Combining different data sources

I used to like Lego when I was a kid. Perhaps a part of me still does. Forget about nostalgia too, the Lego sets available these days are much better than I was a kid. Some Lego sets are exceptionally detailed copies of major buildings, cars etc. They are also considerably more expensive than I remember when I was a kid. But the key point with all these Lego sets, is that they are all made of Lego and made by the same company . There aren’t random metal pieces etc. It’s all one material. The fact that everything is a Lego block, makes it easier to build.

 

With financial data, if only all the data snapped together easily! In practice, when researching financial markets, you might be handling datasets from many different sources, which you need to join together. The way you download data will probably vary, because each vendor has a different API (my findatapy open source library tries to alleviate this problem by creating a common API for many different vendors, including Bloomberg, Quandl etc.).

 

Even if the data is structured, the format will vary between different datasets. Price data might appear simple, but different vendors will likely have different tickers for the same asset, and field names will vary too. Hence, you will have to normalize to a common ticker, either one you make (if it’s a relatively small number of assets), or more likely a common standard like FIGI. You’ll also want to have common field names.

 

With economic data you’ll have to deal with more challenging point-in-time issues, with multiple revisions of the same point, which you need to keep track of. Then when we get to alternative data, the challenge of structuring the data is even more difficult, such as tagging data points with the appropriate asset ticker, or understanding text. Having said that, these days there are many open source libraries to help in areas such as NLP, and also many data vendors will sell more structured data which is easier to consume.

 

Once the data has been cleaned and structured, there can be other preprocessing steps that might be required. The various datasets can also be of different frequencies, which you’ll need to take into account and possibly require resampling.
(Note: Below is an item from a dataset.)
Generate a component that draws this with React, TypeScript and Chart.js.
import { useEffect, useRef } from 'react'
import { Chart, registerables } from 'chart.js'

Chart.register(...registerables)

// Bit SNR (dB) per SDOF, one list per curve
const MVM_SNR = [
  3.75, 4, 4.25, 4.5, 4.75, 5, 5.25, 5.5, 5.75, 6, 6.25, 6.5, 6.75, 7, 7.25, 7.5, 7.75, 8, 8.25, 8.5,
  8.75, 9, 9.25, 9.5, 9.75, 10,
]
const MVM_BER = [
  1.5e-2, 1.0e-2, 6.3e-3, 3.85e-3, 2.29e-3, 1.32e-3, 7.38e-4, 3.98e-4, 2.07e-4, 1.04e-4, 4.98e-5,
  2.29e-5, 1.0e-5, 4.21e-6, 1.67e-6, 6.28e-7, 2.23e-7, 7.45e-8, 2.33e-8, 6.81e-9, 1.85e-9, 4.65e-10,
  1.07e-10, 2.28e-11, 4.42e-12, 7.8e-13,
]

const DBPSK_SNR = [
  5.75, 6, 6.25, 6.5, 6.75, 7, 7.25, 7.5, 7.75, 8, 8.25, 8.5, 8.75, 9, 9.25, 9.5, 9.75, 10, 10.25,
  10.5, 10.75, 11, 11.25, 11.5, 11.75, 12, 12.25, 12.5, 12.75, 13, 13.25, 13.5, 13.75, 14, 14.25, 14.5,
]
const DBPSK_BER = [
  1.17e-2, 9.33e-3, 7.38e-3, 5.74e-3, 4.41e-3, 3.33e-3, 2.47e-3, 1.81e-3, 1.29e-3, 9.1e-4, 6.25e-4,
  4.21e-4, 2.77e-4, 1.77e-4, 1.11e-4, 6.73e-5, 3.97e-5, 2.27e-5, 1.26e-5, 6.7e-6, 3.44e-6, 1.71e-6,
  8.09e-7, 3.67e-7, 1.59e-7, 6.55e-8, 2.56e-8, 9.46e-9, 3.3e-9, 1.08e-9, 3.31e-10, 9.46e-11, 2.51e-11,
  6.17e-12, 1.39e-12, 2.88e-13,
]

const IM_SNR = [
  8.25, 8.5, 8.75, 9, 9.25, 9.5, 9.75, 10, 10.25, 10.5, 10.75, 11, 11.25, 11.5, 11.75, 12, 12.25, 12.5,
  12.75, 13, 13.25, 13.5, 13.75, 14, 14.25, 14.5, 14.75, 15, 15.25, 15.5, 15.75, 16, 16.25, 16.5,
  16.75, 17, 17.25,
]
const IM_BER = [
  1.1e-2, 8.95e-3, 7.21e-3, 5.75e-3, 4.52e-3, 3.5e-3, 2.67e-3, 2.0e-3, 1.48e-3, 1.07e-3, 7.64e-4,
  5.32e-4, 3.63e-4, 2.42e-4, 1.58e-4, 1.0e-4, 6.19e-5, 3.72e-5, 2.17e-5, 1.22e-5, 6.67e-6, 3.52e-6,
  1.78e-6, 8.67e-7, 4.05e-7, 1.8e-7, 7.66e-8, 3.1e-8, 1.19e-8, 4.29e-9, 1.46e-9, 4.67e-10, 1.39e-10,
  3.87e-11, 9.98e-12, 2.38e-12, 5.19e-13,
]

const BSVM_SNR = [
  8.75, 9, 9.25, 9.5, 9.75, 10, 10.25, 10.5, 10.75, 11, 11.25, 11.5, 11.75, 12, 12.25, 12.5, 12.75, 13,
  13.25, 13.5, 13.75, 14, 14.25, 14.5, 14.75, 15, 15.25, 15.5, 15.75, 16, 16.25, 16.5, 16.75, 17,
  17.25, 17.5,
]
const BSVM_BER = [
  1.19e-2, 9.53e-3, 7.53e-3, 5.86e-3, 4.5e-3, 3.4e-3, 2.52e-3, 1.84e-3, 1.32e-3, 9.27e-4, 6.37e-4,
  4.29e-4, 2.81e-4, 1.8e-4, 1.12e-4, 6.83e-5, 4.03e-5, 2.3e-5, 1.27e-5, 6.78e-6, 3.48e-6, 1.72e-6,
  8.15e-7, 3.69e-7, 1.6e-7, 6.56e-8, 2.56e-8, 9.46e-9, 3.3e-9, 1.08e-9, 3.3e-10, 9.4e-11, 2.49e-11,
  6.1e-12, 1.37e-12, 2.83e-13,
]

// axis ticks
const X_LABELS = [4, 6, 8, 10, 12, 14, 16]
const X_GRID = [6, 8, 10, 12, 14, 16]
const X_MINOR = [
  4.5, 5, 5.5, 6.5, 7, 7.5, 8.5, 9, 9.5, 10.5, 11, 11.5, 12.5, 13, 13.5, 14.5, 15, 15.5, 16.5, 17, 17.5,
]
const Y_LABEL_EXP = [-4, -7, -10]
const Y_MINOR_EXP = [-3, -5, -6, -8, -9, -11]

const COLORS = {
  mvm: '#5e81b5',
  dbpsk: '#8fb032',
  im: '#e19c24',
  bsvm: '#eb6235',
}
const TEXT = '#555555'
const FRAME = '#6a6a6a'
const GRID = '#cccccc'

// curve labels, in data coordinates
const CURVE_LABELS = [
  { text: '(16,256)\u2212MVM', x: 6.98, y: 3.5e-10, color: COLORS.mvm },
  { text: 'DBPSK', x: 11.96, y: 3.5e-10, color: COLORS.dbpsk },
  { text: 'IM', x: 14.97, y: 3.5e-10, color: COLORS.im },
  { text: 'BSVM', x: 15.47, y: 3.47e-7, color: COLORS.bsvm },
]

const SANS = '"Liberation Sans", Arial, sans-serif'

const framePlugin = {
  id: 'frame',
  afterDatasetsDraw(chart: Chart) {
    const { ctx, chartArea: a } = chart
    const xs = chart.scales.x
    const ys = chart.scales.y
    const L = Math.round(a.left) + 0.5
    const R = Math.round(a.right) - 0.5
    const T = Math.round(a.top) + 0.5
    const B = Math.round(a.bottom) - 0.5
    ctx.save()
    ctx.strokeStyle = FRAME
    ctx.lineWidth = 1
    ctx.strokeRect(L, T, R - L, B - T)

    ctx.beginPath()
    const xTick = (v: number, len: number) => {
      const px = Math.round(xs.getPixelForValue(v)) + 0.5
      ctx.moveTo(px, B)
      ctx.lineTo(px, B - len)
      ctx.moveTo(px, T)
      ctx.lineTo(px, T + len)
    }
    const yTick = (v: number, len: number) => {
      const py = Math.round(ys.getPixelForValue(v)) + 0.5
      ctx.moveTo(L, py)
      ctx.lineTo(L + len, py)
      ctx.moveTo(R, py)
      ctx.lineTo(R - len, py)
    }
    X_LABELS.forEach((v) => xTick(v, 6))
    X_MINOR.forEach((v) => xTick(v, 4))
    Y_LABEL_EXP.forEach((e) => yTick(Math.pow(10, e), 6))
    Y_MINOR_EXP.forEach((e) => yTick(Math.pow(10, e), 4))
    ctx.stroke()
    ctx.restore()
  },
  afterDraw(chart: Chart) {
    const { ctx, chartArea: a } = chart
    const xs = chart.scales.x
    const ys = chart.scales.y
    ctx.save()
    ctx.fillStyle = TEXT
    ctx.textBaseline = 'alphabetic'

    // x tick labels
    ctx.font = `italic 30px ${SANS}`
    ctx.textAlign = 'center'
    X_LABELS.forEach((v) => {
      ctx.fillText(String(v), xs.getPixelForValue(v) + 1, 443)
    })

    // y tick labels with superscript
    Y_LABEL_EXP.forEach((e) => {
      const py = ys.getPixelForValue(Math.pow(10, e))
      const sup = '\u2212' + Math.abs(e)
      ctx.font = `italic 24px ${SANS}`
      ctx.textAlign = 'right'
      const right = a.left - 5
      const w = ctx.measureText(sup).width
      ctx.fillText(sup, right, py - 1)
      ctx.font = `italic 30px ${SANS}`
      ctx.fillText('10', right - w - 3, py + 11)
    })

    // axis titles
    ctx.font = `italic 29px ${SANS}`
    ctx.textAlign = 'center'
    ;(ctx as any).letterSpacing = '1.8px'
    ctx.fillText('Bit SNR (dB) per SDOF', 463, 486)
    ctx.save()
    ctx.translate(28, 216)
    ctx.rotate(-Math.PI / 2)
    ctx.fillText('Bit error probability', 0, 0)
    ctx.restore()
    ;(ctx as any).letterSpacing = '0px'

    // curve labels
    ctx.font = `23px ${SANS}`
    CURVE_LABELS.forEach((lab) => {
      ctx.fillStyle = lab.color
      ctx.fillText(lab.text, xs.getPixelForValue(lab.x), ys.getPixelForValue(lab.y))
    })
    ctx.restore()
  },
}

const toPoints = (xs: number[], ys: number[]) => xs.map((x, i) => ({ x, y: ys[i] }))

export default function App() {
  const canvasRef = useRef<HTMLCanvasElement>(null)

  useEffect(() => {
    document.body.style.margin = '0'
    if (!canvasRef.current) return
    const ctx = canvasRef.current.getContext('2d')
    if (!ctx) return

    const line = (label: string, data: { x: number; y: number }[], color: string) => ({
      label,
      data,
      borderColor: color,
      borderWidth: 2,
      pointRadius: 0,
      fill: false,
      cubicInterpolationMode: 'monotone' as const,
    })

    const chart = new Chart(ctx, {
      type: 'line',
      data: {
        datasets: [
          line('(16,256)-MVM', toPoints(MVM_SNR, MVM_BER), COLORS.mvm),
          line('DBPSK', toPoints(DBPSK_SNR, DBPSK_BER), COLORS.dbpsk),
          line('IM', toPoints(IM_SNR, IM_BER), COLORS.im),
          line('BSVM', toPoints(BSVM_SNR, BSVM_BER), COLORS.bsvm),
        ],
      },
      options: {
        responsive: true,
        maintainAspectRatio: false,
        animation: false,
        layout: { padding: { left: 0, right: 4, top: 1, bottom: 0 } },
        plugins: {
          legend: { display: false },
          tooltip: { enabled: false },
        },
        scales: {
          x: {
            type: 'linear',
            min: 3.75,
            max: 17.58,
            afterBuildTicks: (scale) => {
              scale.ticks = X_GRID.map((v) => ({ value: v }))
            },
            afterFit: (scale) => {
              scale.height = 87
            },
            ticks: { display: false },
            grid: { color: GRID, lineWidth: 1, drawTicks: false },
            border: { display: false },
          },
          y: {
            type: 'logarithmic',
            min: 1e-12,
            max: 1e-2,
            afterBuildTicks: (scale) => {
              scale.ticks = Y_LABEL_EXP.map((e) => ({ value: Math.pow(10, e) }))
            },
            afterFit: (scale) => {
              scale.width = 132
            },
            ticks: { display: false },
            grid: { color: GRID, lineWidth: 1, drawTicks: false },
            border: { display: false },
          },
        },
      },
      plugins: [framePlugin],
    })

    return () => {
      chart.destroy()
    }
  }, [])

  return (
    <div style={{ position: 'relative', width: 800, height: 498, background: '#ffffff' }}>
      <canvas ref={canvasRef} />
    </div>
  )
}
You might also need to transform the data as appropriate before you begin to analyze it such as asking:

 

  • do you need to calculate returns?
  • do you need to smooth the data?

 

Working with many datasets can be tricky, but it is often necessary. If you don’t do it, you are limiting the datasets that you can use in your models. Often it might be the case that there isn’t one “killer” dataset, it is more the combination of datasets which will yield a signal. All these steps I’ve described so far are very time consuming, but necessary. Only once you get through all the initial steps, like collecting/downloading the data, harmonizing tickers, preprocessing it etc. can you begin to analyze the data, feed it into any regressions etc.